Schofield, the Wizards' 2019 second-round pick, shot poorly (38.5 FG%, 22.2 3PT%) and struggled to find his role on defense. He has some intriguing qualities, but it might take him some time to figure out how to compete against NBA athletes while lacking height and quickness to play the way he did in college.

Biggest surprise: Jemerrio Jones

Perhaps this should not be surprising because it is what Jones is known for, but his rebounding really stood out. He played only about 27 minutes in three games, yet pulled in 13 boards. That breaks out to 4.3 rebounds in 8.9 minutes per game, or about one rebound every other minute. He averaged 17.4 rebounds per 36 minutes.

Keep in mind he is only 6-foot-5. Based on efficiency, Jones was the Wizards' best rebounder and he is the size of a shooting guard. He has a lot to improve on before he can stick around in the NBA, but it will be fun watching him grab 15-plus boards on the regular this season with the Go-Go. 

Biggest disappointment: Wizards' opponents

If there was one prevailing theme in the 2019 Summer League it was teams holding out their top draft picks either due to actual injuries or the fear they will suffer one. The Wizards saw this firsthand. They even did it themselves by keeping Hachimura out of two of their games.

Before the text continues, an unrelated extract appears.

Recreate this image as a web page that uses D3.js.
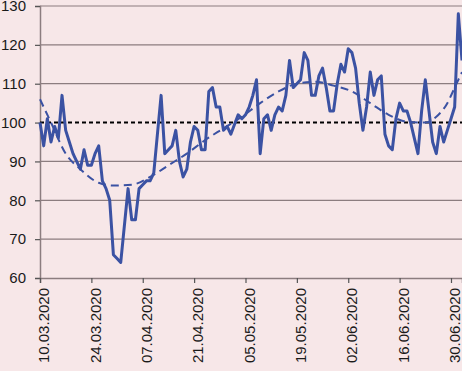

The Wizards played the Pelicans without first overall pick Zion Williamson or Jaxson Hayes, the eighth pick, or even Nickeil Alexander-Walker, the 17th pick. They played the Hawks without De'Andre Hunter (fourth pick) or Cam Reddish (10th pick). And the Nets and Clippers didn't have any top draft picks of note.

The Wizards did get to see third overall pick R.J. Barrett and the Knicks in their final game. New York also had Mitchell Robinson and Kevin Knox, as well as Iggy Brazdeikis, who was a Summer League standout. But neither Hachimura or Brown played in that game for Washington.